** Data **

..............................

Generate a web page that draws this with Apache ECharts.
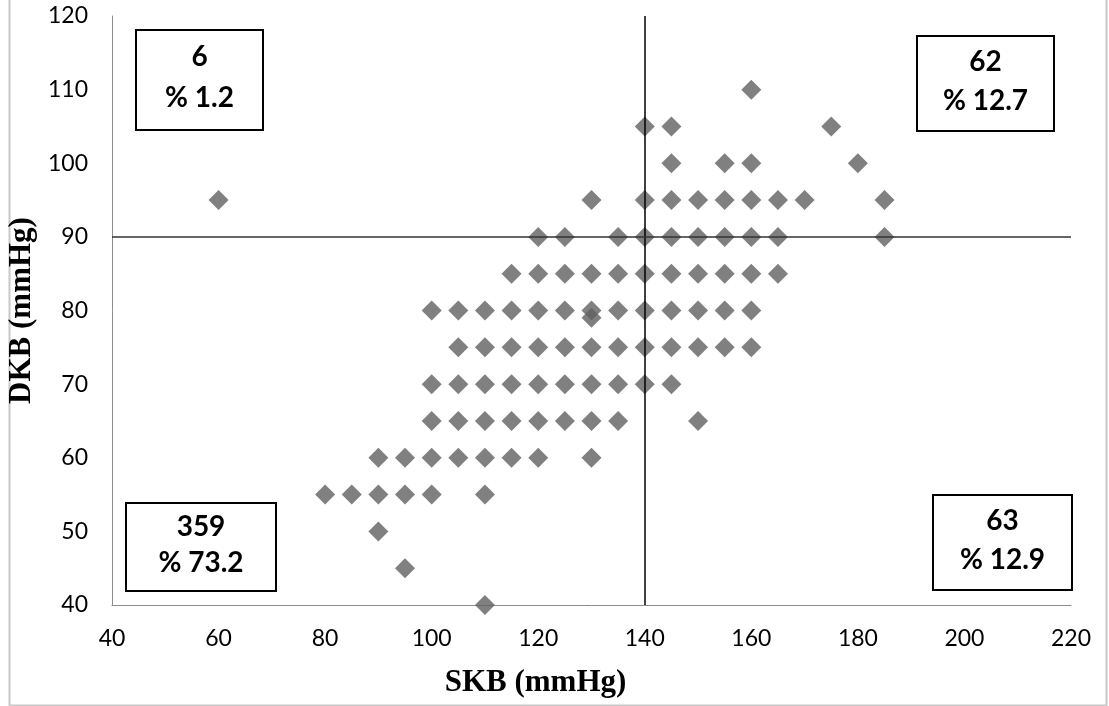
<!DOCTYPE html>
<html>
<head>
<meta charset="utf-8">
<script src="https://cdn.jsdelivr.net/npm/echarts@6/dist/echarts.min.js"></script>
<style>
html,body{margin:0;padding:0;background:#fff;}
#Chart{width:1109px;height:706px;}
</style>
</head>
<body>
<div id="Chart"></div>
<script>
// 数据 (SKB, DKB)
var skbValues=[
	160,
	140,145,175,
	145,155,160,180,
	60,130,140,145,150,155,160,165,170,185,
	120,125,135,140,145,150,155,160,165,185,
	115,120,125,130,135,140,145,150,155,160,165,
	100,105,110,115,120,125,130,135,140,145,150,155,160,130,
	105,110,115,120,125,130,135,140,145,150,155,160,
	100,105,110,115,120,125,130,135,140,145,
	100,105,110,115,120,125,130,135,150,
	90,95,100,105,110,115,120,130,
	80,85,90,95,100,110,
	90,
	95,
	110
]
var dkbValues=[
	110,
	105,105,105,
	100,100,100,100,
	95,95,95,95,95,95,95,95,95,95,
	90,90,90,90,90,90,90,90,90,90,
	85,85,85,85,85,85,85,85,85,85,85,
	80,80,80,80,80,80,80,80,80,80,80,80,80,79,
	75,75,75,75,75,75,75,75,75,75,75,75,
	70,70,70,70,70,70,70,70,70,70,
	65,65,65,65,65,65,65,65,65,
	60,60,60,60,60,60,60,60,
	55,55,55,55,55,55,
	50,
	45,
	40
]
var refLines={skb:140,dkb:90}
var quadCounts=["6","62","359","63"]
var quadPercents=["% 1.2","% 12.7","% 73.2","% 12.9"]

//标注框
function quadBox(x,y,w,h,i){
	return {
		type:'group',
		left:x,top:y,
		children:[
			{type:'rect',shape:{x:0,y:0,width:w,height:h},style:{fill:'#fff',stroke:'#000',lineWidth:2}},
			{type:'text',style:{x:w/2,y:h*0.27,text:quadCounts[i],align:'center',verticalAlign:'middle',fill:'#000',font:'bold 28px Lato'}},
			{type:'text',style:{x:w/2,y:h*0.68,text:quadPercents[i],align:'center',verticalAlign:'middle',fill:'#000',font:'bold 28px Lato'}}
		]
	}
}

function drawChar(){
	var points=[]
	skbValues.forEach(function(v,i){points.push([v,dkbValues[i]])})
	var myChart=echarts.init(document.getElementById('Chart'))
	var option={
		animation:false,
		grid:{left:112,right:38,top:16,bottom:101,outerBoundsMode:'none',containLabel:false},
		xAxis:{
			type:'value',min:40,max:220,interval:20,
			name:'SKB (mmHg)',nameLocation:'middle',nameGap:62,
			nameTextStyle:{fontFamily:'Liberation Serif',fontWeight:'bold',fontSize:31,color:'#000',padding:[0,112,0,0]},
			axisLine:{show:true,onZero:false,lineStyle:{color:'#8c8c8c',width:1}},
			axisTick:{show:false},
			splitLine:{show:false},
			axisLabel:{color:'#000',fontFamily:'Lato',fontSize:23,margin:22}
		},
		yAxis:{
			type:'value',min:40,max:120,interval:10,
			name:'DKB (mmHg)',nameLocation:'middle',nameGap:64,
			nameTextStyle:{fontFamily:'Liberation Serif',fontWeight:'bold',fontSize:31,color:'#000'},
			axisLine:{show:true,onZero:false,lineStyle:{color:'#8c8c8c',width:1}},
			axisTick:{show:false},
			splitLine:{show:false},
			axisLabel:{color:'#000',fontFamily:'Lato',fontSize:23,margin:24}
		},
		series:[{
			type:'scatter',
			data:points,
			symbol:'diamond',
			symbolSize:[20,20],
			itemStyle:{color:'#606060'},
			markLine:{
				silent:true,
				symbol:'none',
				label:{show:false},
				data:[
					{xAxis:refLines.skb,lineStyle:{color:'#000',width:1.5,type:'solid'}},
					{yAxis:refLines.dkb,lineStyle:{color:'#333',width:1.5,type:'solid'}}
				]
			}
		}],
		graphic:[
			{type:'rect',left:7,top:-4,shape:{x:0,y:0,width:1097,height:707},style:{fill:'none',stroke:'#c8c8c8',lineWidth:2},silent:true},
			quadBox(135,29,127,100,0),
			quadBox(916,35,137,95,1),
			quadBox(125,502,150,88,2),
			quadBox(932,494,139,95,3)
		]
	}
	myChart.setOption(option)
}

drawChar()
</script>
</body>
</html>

..............................

** Given task **
Set down all the data again exactly as above, pictures excluded.

** Solution to the problem **
Generate a web page that draws this with Apache ECharts.
<!DOCTYPE html>
<html>
<head>
<meta charset="utf-8">
<script src="https://cdn.jsdelivr.net/npm/echarts@6/dist/echarts.min.js"></script>
<style>
html,body{margin:0;padding:0;background:#fff;}
#Chart{width:1109px;height:706px;}
</style>
</head>
<body>
<div id="Chart"></div>
<script>
// 数据 (SKB, DKB)
var skbValues=[
	160,
	140,145,175,
	145,155,160,180,
	60,130,140,145,150,155,160,165,170,185,
	120,125,135,140,145,150,155,160,165,185,
	115,120,125,130,135,140,145,150,155,160,165,
	100,105,110,115,120,125,130,135,140,145,150,155,160,130,
	105,110,115,120,125,130,135,140,145,150,155,160,
	100,105,110,115,120,125,130,135,140,145,
	100,105,110,115,120,125,130,135,150,
	90,95,100,105,110,115,120,130,
	80,85,90,95,100,110,
	90,
	95,
	110
]
var dkbValues=[
	110,
	105,105,105,
	100,100,100,100,
	95,95,95,95,95,95,95,95,95,95,
	90,90,90,90,90,90,90,90,90,90,
	85,85,85,85,85,85,85,85,85,85,85,
	80,80,80,80,80,80,80,80,80,80,80,80,80,79,
	75,75,75,75,75,75,75,75,75,75,75,75,
	70,70,70,70,70,70,70,70,70,70,
	65,65,65,65,65,65,65,65,65,
	60,60,60,60,60,60,60,60,
	55,55,55,55,55,55,
	50,
	45,
	40
]
var refLines={skb:140,dkb:90}
var quadCounts=["6","62","359","63"]
var quadPercents=["% 1.2","% 12.7","% 73.2","% 12.9"]

//标注框
function quadBox(x,y,w,h,i){
	return {
		type:'group',
		left:x,top:y,
		children:[
			{type:'rect',shape:{x:0,y:0,width:w,height:h},style:{fill:'#fff',stroke:'#000',lineWidth:2}},
			{type:'text',style:{x:w/2,y:h*0.27,text:quadCounts[i],align:'center',verticalAlign:'middle',fill:'#000',font:'bold 28px Lato'}},
			{type:'text',style:{x:w/2,y:h*0.68,text:quadPercents[i],align:'center',verticalAlign:'middle',fill:'#000',font:'bold 28px Lato'}}
		]
	}
}

function drawChar(){
	var points=[]
	skbValues.forEach(function(v,i){points.push([v,dkbValues[i]])})
	var myChart=echarts.init(document.getElementById('Chart'))
	var option={
		animation:false,
		grid:{left:112,right:38,top:16,bottom:101,outerBoundsMode:'none',containLabel:false},
		xAxis:{
			type:'value',min:40,max:220,interval:20,
			name:'SKB (mmHg)',nameLocation:'middle',nameGap:62,
			nameTextStyle:{fontFamily:'Liberation Serif',fontWeight:'bold',fontSize:31,color:'#000',padding:[0,112,0,0]},
			axisLine:{show:true,onZero:false,lineStyle:{color:'#8c8c8c',width:1}},
			axisTick:{show:false},
			splitLine:{show:false},
			axisLabel:{color:'#000',fontFamily:'Lato',fontSize:23,margin:22}
		},
		yAxis:{
			type:'value',min:40,max:120,interval:10,
			name:'DKB (mmHg)',nameLocation:'middle',nameGap:64,
			nameTextStyle:{fontFamily:'Liberation Serif',fontWeight:'bold',fontSize:31,color:'#000'},
			axisLine:{show:true,onZero:false,lineStyle:{color:'#8c8c8c',width:1}},
			axisTick:{show:false},
			splitLine:{show:false},
			axisLabel:{color:'#000',fontFamily:'Lato',fontSize:23,margin:24}
		},
		series:[{
			type:'scatter',
			data:points,
			symbol:'diamond',
			symbolSize:[20,20],
			itemStyle:{color:'#606060'},
			markLine:{
				silent:true,
				symbol:'none',
				label:{show:false},
				data:[
					{xAxis:refLines.skb,lineStyle:{color:'#000',width:1.5,type:'solid'}},
					{yAxis:refLines.dkb,lineStyle:{color:'#333',width:1.5,type:'solid'}}
				]
			}
		}],
		graphic:[
			{type:'rect',left:7,top:-4,shape:{x:0,y:0,width:1097,height:707},style:{fill:'none',stroke:'#c8c8c8',lineWidth:2},silent:true},
			quadBox(135,29,127,100,0),
			quadBox(916,35,137,95,1),
			quadBox(125,502,150,88,2),
			quadBox(932,494,139,95,3)
		]
	}
	myChart.setOption(option)
}

drawChar()
</script>
</body>
</html>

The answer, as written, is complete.